The city has already laid off about 127 strikers, and withheld wages from more than 400 employees who report for work but then refuse to carry out instructions. Early on we obtained an interdict against SAMWU. The Labour court later made the interdict permanent, and issued a costs order against SAMWU.

This decisive action is unprecedented in municipalities, but also the least that the City in our circumstances can do. This prevented the complete collapse of services. But from Day One it has been the terror campaign, the attacks on our staff, infrastructure and services, rather than any cover-up, that has wreaked the most havoc.
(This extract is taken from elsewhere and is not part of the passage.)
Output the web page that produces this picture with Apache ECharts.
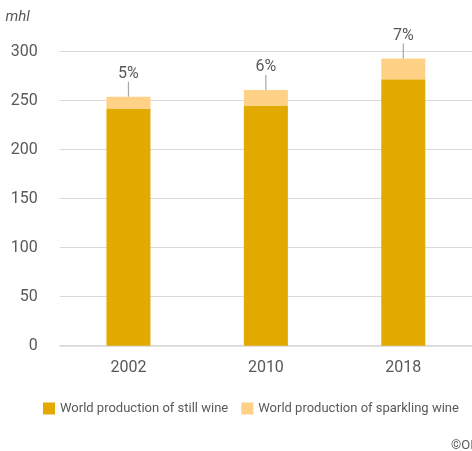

Every time a waste removal truck is firebombed, the relevant contractor withdraws all its resources from an area. Household garbage then piles up, extending the existing backlog. The same happens with work crews in water and electricity, who then insist on metro police escorts which are not always available.

SAMWU denies any culpability in the terror campaign, yet also claims that there is no strike going on. Still, some insist that the city must now negotiate with the strikers, otherwise services will not improve. Whilst the city is open to discussions and even mediation, those who insist on us “negotiating” are unable to answer two critical questions.

What should you negotiate about when you have already made it clear that there is no money for salary increases, and that the issue can only be settled by the court? And who should you negotiate with during a campaign of violence and crime against the city that unions supposedly know nothing about?

There is a way out of the chaos in Tshwane, but it starts with a government that can stand its ground in the face of a criminal onslaught and it ends with effective law enforcement. It is a test for the effectiveness of democracy, but also for the legitimacy of coalitions whose promise is to govern South Africa better than the ANC.

Cilliers Brink is Executive Mayor of Tshwane.